[ASC-media] GROWERS DOING IT FOR THEMSELVES: Crop Doctor
brendon at iinet.net.au
Wed Sep 27 04:56:07 CEST 2006
GROWERS DOING IT FOR THEMSELVES 27.9.06
It will come as no great surprise to most WA growers and rural observers
that there are an increasing number of grower groups throughout the state.
The Grains Research and Development Corporation (GRDC) supported Grower
Group Alliance (GGA) is one of several WA umbrella grower group
It recently held a forum where more than 60 people from grower groups,
agribusiness, research organisations and catchment councils discussed how to
build strong working relationships with each other.
After some serious brainstorming there was a general view that continued and
improved use of a collaborative approach to resources and knowledge would
provide more opportunities for future research.
The identified benefits of grower groups, research organisations and
industry working together included more relevant research projects through
using local knowledge and sharing resources, potentially leading to
accelerated adoption of new research in the paddock.

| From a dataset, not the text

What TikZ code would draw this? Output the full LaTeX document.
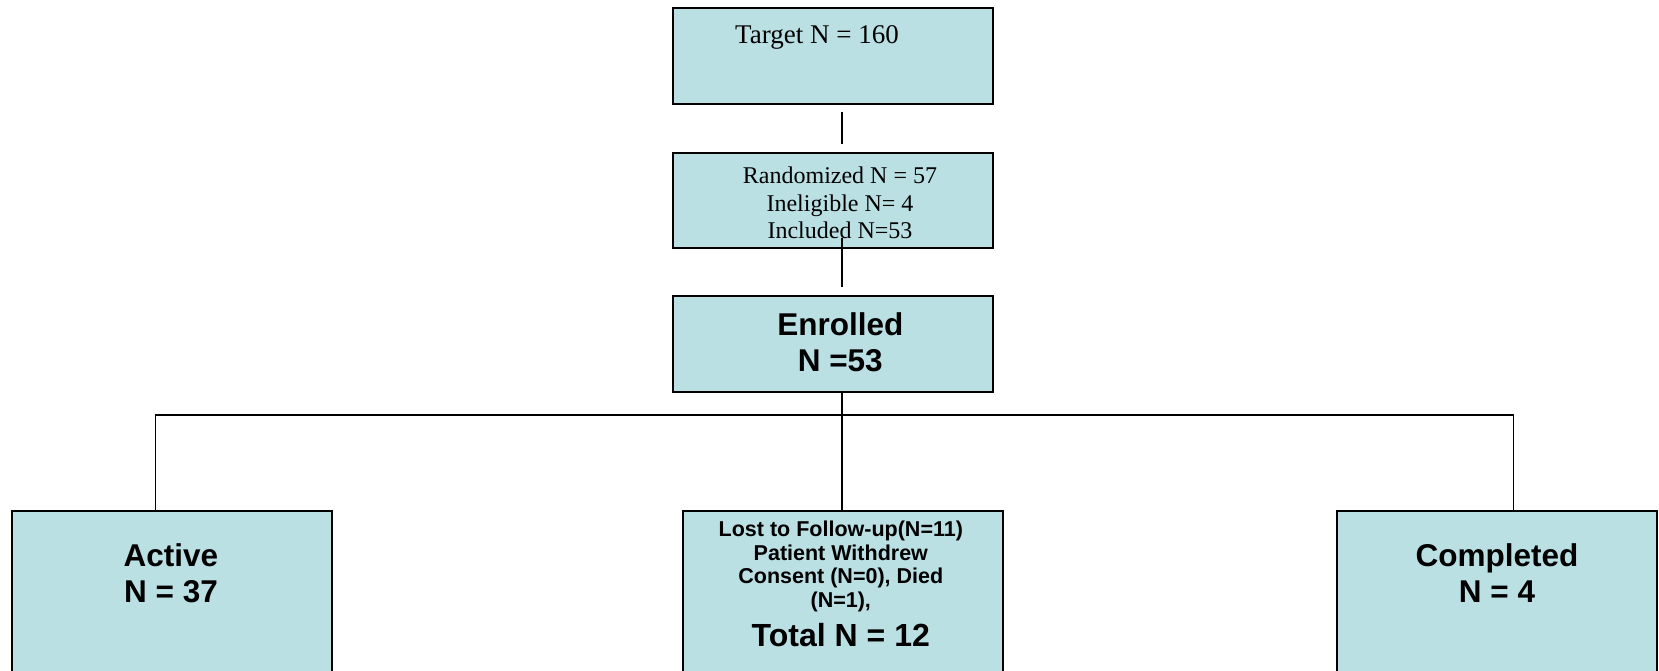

GGA co-ordinator Tracey Gianatti said mutual ownership of projects by all
stakeholders would help develop trust between project partners and improve
the communication of results.
The forum debated the role of grower groups in the future and what
opportunities were available for growers and industry to work together in
the next five years.
Ms Gianatti said the consensus was that grower groups would be instrumental
in setting research objectives and accessing research dollars in the future.
New collaborative projects would include multiple partners and utilise
non-traditional funding sources.
It was also highlighted that while grower groups would be instrumental in
facilitating change, they should also remain impartial.
The benefits to researchers from working with grower groups included access
to a large number of growers, providing research projects with economies of
scale and increased relevance to farmers needs.
Constraints for growers in partnerships included logistical problems, labour
and skill availability, with infrastructure and resources sometimes being
Some of the downsides for researchers evolved around ownership of knowledge,
cost sharing complexities and conflicting agendas between partners.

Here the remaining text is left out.